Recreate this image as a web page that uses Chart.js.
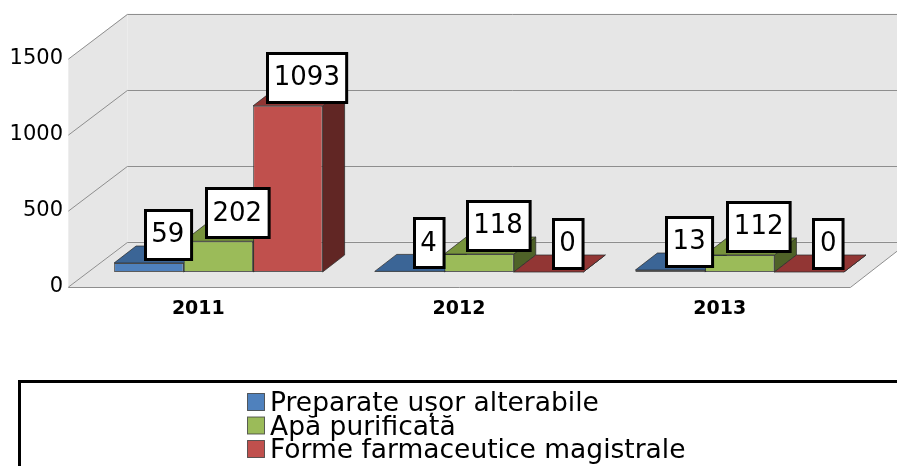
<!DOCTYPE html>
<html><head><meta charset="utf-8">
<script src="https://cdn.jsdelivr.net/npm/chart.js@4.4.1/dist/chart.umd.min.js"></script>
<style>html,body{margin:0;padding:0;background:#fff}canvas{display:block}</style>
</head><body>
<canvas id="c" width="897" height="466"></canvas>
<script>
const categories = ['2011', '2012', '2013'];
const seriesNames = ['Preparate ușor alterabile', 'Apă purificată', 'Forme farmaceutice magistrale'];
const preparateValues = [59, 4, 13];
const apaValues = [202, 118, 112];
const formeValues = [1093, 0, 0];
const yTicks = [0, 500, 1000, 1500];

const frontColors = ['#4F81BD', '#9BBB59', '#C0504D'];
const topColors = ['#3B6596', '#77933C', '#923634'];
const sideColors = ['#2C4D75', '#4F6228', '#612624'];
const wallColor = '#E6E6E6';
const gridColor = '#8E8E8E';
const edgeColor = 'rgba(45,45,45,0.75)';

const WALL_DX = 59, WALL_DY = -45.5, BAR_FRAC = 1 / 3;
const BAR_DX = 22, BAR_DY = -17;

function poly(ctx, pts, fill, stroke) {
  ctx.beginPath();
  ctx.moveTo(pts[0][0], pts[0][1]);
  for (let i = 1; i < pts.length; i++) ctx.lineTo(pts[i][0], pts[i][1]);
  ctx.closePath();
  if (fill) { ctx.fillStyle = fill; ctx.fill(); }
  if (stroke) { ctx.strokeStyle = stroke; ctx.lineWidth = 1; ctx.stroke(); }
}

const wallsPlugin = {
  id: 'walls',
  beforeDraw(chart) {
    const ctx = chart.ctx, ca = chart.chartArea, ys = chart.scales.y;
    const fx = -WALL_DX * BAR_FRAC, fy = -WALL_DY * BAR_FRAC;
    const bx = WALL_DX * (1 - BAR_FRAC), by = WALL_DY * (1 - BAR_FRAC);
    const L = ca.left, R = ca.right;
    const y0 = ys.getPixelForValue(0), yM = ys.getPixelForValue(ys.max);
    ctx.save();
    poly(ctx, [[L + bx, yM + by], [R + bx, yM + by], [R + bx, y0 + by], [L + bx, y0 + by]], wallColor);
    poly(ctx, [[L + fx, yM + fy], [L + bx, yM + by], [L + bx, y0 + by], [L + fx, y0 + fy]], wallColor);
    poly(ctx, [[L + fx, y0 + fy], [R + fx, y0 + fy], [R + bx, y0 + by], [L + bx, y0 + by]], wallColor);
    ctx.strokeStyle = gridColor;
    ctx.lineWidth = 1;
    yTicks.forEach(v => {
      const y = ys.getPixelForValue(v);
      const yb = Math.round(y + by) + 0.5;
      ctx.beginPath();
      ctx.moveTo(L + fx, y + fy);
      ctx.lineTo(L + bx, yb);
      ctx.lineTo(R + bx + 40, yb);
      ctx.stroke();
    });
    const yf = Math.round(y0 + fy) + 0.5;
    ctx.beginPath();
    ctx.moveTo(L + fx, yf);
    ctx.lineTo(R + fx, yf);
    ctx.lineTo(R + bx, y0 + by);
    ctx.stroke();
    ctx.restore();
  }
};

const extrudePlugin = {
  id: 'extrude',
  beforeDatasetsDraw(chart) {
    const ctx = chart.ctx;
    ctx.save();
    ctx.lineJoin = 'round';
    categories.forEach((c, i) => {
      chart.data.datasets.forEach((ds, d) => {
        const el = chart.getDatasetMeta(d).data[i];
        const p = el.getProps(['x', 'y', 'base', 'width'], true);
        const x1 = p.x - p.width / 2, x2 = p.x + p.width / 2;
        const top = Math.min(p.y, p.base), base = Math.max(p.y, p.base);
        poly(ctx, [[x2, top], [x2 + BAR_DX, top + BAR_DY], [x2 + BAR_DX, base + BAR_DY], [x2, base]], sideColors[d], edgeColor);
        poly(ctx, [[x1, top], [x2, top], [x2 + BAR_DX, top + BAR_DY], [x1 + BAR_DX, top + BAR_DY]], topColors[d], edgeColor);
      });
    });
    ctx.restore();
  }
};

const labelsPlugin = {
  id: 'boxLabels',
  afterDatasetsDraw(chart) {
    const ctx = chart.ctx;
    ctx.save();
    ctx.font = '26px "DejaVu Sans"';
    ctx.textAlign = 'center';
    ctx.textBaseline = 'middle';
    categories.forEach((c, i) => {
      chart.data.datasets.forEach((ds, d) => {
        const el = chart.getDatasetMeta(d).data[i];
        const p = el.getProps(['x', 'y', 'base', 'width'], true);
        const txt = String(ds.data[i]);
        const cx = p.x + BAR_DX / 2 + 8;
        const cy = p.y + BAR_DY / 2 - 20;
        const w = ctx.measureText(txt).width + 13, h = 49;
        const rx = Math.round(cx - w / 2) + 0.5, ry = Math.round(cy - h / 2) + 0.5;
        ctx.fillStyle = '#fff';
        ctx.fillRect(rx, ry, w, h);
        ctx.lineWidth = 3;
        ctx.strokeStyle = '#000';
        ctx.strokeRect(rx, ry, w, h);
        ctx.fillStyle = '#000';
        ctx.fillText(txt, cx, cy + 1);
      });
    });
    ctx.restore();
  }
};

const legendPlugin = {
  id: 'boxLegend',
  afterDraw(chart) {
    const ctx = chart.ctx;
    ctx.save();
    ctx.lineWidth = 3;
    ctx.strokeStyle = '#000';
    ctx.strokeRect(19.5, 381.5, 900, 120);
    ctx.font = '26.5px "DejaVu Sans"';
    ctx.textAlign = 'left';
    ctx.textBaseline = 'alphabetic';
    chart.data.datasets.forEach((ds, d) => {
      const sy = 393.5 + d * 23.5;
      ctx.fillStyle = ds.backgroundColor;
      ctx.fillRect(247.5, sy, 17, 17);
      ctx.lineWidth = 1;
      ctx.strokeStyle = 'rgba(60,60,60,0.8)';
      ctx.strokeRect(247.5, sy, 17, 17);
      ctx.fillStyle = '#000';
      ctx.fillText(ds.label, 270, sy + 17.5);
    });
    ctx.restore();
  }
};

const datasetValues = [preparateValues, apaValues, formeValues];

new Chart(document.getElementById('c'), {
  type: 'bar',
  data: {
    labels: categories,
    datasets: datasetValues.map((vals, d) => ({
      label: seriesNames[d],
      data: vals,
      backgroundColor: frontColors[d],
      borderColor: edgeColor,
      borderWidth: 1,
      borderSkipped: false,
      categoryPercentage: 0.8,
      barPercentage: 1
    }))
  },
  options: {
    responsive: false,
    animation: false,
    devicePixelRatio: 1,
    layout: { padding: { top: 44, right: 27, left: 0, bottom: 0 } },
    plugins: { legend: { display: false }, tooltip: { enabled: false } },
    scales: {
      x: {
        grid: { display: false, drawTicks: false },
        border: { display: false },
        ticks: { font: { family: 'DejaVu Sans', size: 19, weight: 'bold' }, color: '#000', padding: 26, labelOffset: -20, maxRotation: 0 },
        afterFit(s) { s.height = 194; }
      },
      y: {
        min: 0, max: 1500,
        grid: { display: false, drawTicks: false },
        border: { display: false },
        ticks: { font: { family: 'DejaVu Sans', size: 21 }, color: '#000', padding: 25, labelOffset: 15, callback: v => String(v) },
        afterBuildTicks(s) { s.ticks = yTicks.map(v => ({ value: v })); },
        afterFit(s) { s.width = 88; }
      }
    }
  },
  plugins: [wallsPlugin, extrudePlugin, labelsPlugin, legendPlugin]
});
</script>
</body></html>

-------

TO BE DONE ▸
Write out exactly the lines between the start of the data and the line with "const BAR_DX = 22, BAR_DY = -17;", including both, but none of the pictures.

RESPONSE TO THIS EXERCISE ▸
Recreate this image as a web page that uses Chart.js.
<!DOCTYPE html>
<html><head><meta charset="utf-8">
<script src="https://cdn.jsdelivr.net/npm/chart.js@4.4.1/dist/chart.umd.min.js"></script>
<style>html,body{margin:0;padding:0;background:#fff}canvas{display:block}</style>
</head><body>
<canvas id="c" width="897" height="466"></canvas>
<script>
const categories = ['2011', '2012', '2013'];
const seriesNames = ['Preparate ușor alterabile', 'Apă purificată', 'Forme farmaceutice magistrale'];
const preparateValues = [59, 4, 13];
const apaValues = [202, 118, 112];
const formeValues = [1093, 0, 0];
const yTicks = [0, 500, 1000, 1500];

const frontColors = ['#4F81BD', '#9BBB59', '#C0504D'];
const topColors = ['#3B6596', '#77933C', '#923634'];
const sideColors = ['#2C4D75', '#4F6228', '#612624'];
const wallColor = '#E6E6E6';
const gridColor = '#8E8E8E';
const edgeColor = 'rgba(45,45,45,0.75)';

const WALL_DX = 59, WALL_DY = -45.5, BAR_FRAC = 1 / 3;
const BAR_DX = 22, BAR_DY = -17;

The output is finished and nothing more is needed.